Monday, October 31, 2005

Dirty Mattress

So all I remember about my dream last night is that I was somewhere in like a warehouse or something, and there were all these people in rows laying on mattresses sleeping right next to eachother. It wasn't a bad context either, say like being in a shelter or prison camp or whatever. So then out of nowhere secret crush #1 lies down next to me (lays? lies? I'm an English major...I should know this!!!!!) and I'm like wtf? He was nice and it was totally innocent, but then I got up and left because I couldn't deal with it. That's all I remember, I'm sure there was more to it. Really wish I would stop dreaming about him. I don't even think about him in the waking life...

Sunday, October 30, 2005

Not the pounds I want to lose!

When did I have this dream? Probably from Thursday-Friday night last week. In real life, I just got back from London. I had been working at a law firm there for a couple of weeks. They paid me "under the table"--cash in an envelope. I dreamt that I got a letter from them and they were like, "Could you please send us back £50 from what we sent you? We evaluated the work you did and feel that we overpaid."

I don't really know why I had this dream, because in real life they were very complimentary of the work I did...calling people and sending letters and stuff. Whatevs. I think I had the dream because I thought I got paid crap. That's probably it. Rule Britannia.

Friday, September 30, 2005

It's official. I had another losing my teeth dream. In this one I had a loose tooth that I was wiggling and it just came right out. It wasn't painful, but I could see a tooth underneath. Even though it was just a minute detail in my dream...We all know what that means! Classic "loss of power" metaphor. The interesting twists being...I pulled it out myself, meaning I'm the one making myself powerless; and there was what looked like another tooth poking out below, which would indicate slow development....just now getting my adult teeth at 30! Again proof that dreams don't really tell us anything that we didn't know to begin with.

Wednesday, August 24, 2005

tsunami

i dreamt that i was in a tsunami...after the waves washed over us and everyone was okay, we just sat on the beach watching the other waves

Tuesday, August 09, 2005

ERRONEOUS!! ERRONEOUS!!


Picture it, The Italian Lake Country, 2005. I was stoked to go to Italy, but bummed that I would only have time to visit where I'd already been...Lago di Como (Which in reality I have NOT been to, and is like the only place in Italy I wanna go, well that and Positano, and Cinque Terre, and back to Ischia and Capri, and Cortina d'Ampezzo.) Ok, so I fly in on this Sea Plane looking thing, and I'm there with my sister, who mysteriously never visually appears in the dream. So, all of a sudden, I am in a private room, presumably in the hotel where I'm staying, and Vince Vaughn is getting all up ons. I don't think he's Italian, but who knows. All of a sudden our little nooky-fest is interrupted because my plane is departing (told you it was a quick trip!) in five minutes, and I haven't even packed.

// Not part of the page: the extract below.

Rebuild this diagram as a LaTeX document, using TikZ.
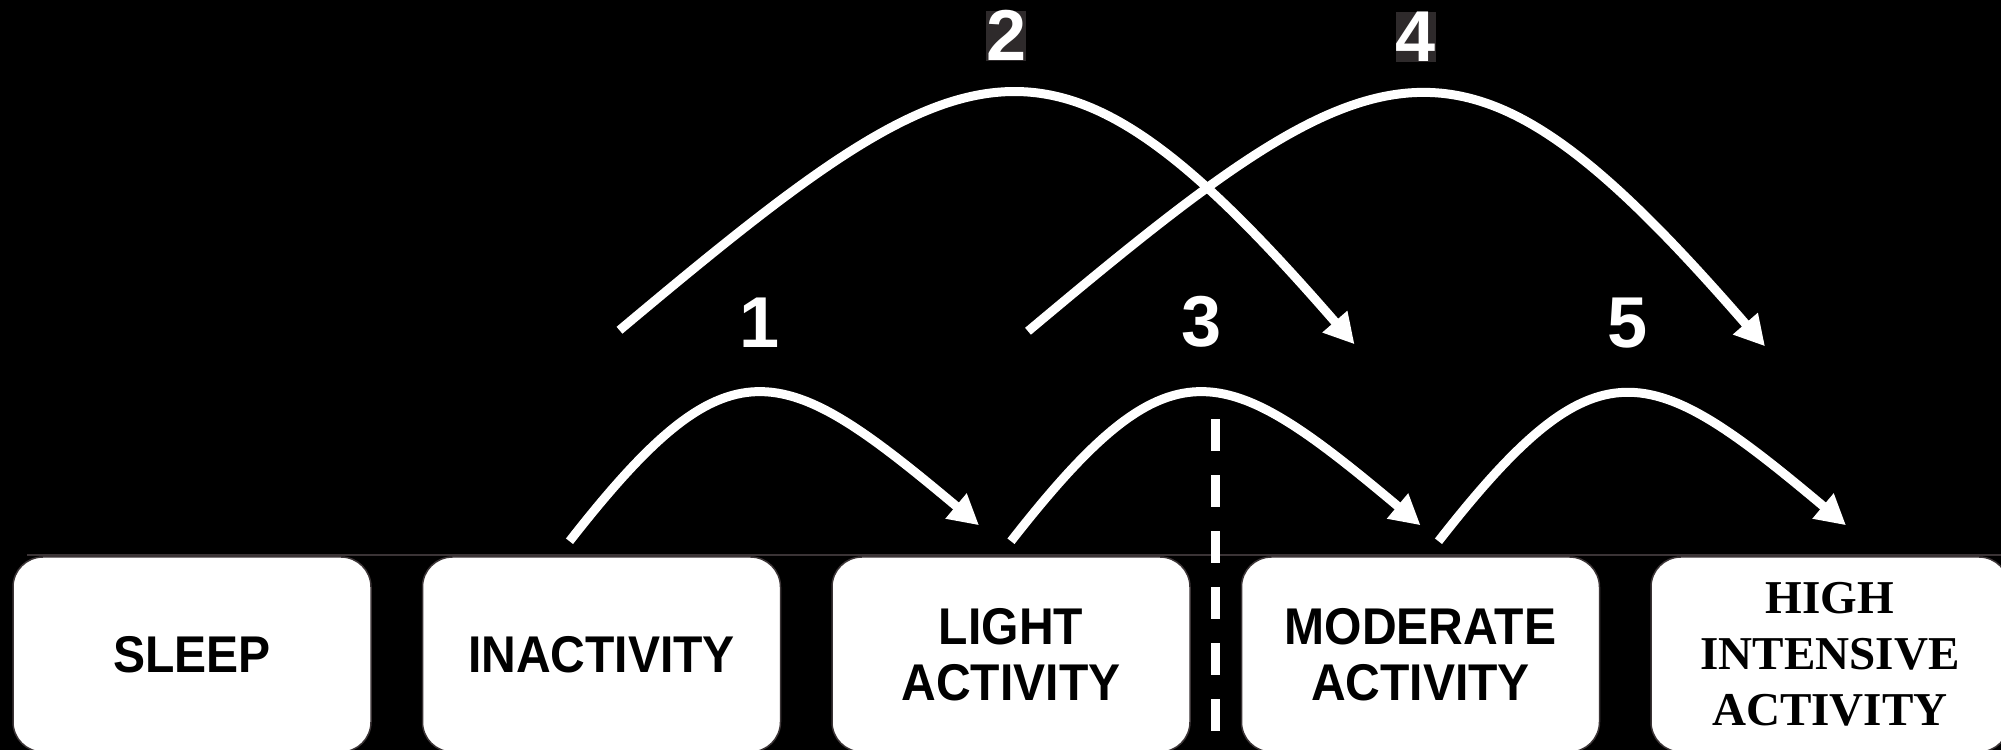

I rush into my room to throw my things together, and can't even find my sister. But somehow it comes about that we're leaving at another time. So I go back to "resume" with Funtime Vince, only to find he's just stepped into the elevator to leave and take off for wherever he's going.

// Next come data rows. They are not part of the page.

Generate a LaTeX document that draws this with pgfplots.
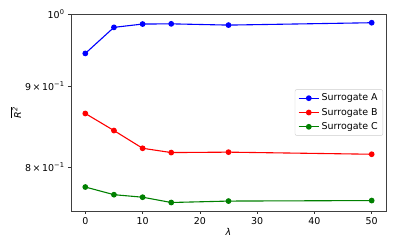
\documentclass[border=0pt]{standalone}
\usepackage{fontspec}
\setmainfont{DejaVu Sans}
\usepackage{pgfplots}
\pgfplotsset{compat=1.18}
\begin{document}
\begin{tikzpicture}[font=\fontsize{9.5}{11.4}\selectfont]
\begin{axis}[
  scale only axis, width=315bp, height=197bp,
  xmin=-2.5, xmax=52.5,
  ymode=log, ymin=0.751, ymax=1.0,
  xtick={0,10,20,30,40,50},
  ytick={0.8,0.9,1},
  yticklabels={8\kern1.5bp×\kern1.5bp10\textsuperscript{−1},9\kern1.5bp×\kern1.5bp10\textsuperscript{−1},10\textsuperscript{0}},
  minor ytick={},
  /pgf/number format/assume math mode=true,
  xticklabel={\pgfmathprintnumber{\tick}},
  xtick pos=bottom, ytick pos=left,
  tick align=outside, major tick length=3bp,
  tick style={black!80, line width=0.6bp},
  axis line style={black!75, line width=0.6bp},
  xlabel={\itshape λ},
  ylabel={$\overline{\mbox{\itshape R\textsuperscript{2}}}$},
  xlabel style={at={(axis description cs:0.5,-0.107)}, anchor=center},
  ylabel style={at={(axis description cs:-0.175,0.5)}, anchor=center},
  legend style={at={(1,0.5)}, anchor=east, xshift=-3bp, draw=black!20, rounded corners=2bp, fill=white, font=\fontsize{9.5}{11.4}\selectfont, row sep=1.8bp, inner xsep=3bp, inner ysep=2.5bp},
  legend cell align=left,
  legend image code/.code={\draw[mark repeat=2,mark phase=2,#1] plot coordinates {(0bp,0bp) (10.3bp,0bp) (20.6bp,0bp)};},
  every axis plot/.append style={line width=1.1bp, mark=*, mark size=2.3bp},
]
\addplot[color=blue, mark options={fill=blue}] coordinates {(0,0.9443) (5,0.9808) (10,0.9855) (15,0.9858) (25,0.984) (50,0.9874)};
\addlegendentry{Surrogate A}
\addplot[color=red, mark options={fill=red}] coordinates {(0,0.8653) (5,0.8441) (10,0.8226) (15,0.8175) (25,0.818) (50,0.8155)};
\addlegendentry{Surrogate B}
\addplot[color=green!50!black, mark options={fill=green!50!black}] coordinates {(0,0.7776) (5,0.769) (10,0.7662) (15,0.7603) (25,0.7619) (50,0.7625)};
\addlegendentry{Surrogate C}
\end{axis}
\pgfresetboundingbox
\path ([shift={(-71bp,-37bp)}]current axis.south west) rectangle ([shift={(11bp,14bp)}]current axis.north east);
\end{tikzpicture}
\end{document}
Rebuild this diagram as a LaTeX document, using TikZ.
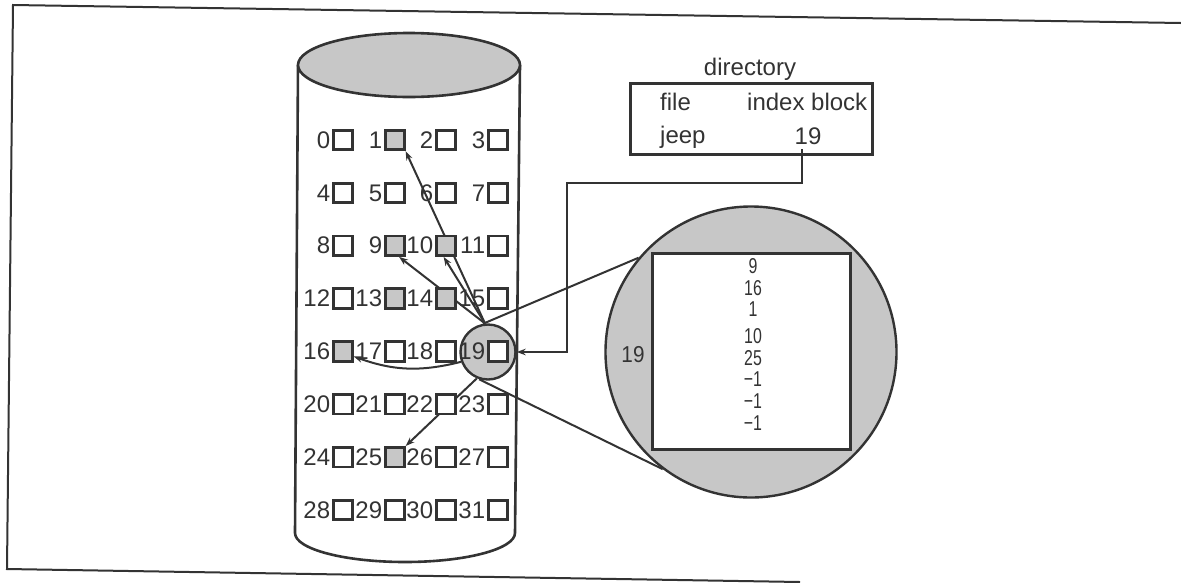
\documentclass[tikz,border=0pt]{standalone}
\usepackage{fontspec}
\setmainfont{Liberation Sans}
\usetikzlibrary{arrows.meta}
\definecolor{ink}{gray}{0.2}
\definecolor{shade}{gray}{0.78}
\pgfdeclarelayer{bg}
\pgfsetlayers{bg,main}
\begin{document}
\begin{tikzpicture}[x=1pt,y=-1pt,
  font=\fontsize{24}{28}\selectfont,
  txt/.style={inner sep=0pt, text=ink},
  blk/.style={draw=ink, line width=2.8pt, fill=white, minimum width=18.5pt, minimum height=19.5pt, inner sep=0pt},
  lbl/.style={anchor=east, inner sep=0pt, text=ink},
  st1/.style={fill=shade}, st9/.style={fill=shade}, st10/.style={fill=shade},
  st13/.style={fill=shade}, st14/.style={fill=shade}, st16/.style={fill=shade},
  st25/.style={fill=shade},
  cyl/.style={draw=ink, line width=2.6pt},
  arr/.style={draw=ink, line width=2pt, -{Stealth[length=9pt,width=6.5pt]}},
  ln/.style={draw=ink, line width=2pt},
  frame/.style={draw=ink, line width=2pt},
  lst/.style={txt, anchor=base, font=\fontsize{21.5}{25}\selectfont}]
\useasboundingbox (0,0) rectangle (1181,582);
% outer frame of the scanned figure
\draw[frame] (1181,23) -- (13,5) -- (7,569) -- (800,582);

\begin{pgfonlayer}{bg}
  % disk cylinder
  \draw[cyl] (298,65) -- (295,533) arc[start angle=180, end angle=0, x radius=110, y radius=29] -- (520,65);
  \draw[cyl, fill=shade] (409,65) ellipse [x radius=111, y radius=32];
  % highlighted block 19
  \node[circle, draw=ink, line width=2.4pt, fill=shade, minimum size=55pt, inner sep=0pt] (c19) at (488,352) {};
\end{pgfonlayer}

% blocks
\foreach \i in {0,...,31}{
  \pgfmathtruncatemacro\r{div(\i,4)}
  \pgfmathtruncatemacro\c{mod(\i,4)}
  \pgfmathsetmacro\bx{{343,395,446,498}[\c]}
  \pgfmathsetmacro\by{140+52.857*\r}
  \node[blk, st\i/.try] (b\i) at (\bx,\by) {};
  \node[lbl] (l\i) at ([xshift=-2pt]b\i.west) {\i};
}

% magnified index block
\node[circle, draw=ink, line width=2.4pt, fill=shade, minimum size=291pt, inner sep=0pt] (big) at (751,352) {};
\node[draw=ink, line width=2.8pt, fill=white, minimum width=198pt, minimum height=196pt, inner sep=0pt] (idx) at (751.5,351.5) {};
\node[txt, font=\fontsize{23}{26}\selectfont] (t19) at (633,355) {\scalebox{0.9}[1]{19}};
\node[lst] (e1) at (753,273) {\scalebox{0.74}[1]{9}};
\node[lst] (e2) at (753,295) {\scalebox{0.74}[1]{16}};
\node[lst] (e3) at (753,316) {\scalebox{0.74}[1]{1}};
\node[lst] (e4) at (753,343) {\scalebox{0.74}[1]{10}};
\node[lst] (e5) at (753,365) {\scalebox{0.74}[1]{25}};
\node[lst] (e6) at (753,386) {\scalebox{0.74}[1]{−1}};
\node[lst] (e7) at (753,408) {\scalebox{0.74}[1]{−1}};
\node[lst] (e8) at (753,430) {\scalebox{0.74}[1]{−1}};

% directory
\node[txt, anchor=base] (dirt) at (750,75) {directory};
\node[draw=ink, line width=2.8pt, minimum width=242pt, minimum height=71pt, inner sep=0pt] (dir) at (751.5,119) {};
\node[txt, anchor=base west] (hf) at (660,110) {file};
\node[txt, anchor=base west] (hi) at (747,110) {index block};
\node[txt, anchor=base west] (fj) at (660,143) {jeep};
\node[txt, anchor=base] (n19) at (808,144) {19};

\coordinate (k0) at (802,149);
\coordinate (k1) at (802,183);
\coordinate (k2) at (567,183);

\begin{pgfonlayer}{bg}
  \draw[arr] (k0) -- (k1) -- (k2) |- (c19.east);
  \draw[arr] (c19.96) -- (b1.south east);
  \draw[arr] (c19.96) -- (b10.258);
  \draw[arr] (c19.96) -- (b9.290);
  \draw[arr] (c19.200) to[bend left=17] (b16.335);
  \draw[arr] (c19.247) -- (b25.north east);
  \draw[ln] (c19.100) -- (big.140);
  \draw[ln] (c19.252) -- (big.233);
\end{pgfonlayer}
\end{tikzpicture}
\end{document}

So do you see what I mean? I don't even get what I want IN MY DREAMLIFE. And how about this picture? I don't think it's really Vince. More like Vincent Perez, he of the smouldering gaze.

And yes, to date, I have seen Wedding Crashers 3 times and paid full price.

PS I think the lake country was the setting because I just watched the new Gwen Stefani video, which is set there. That bitch has everything.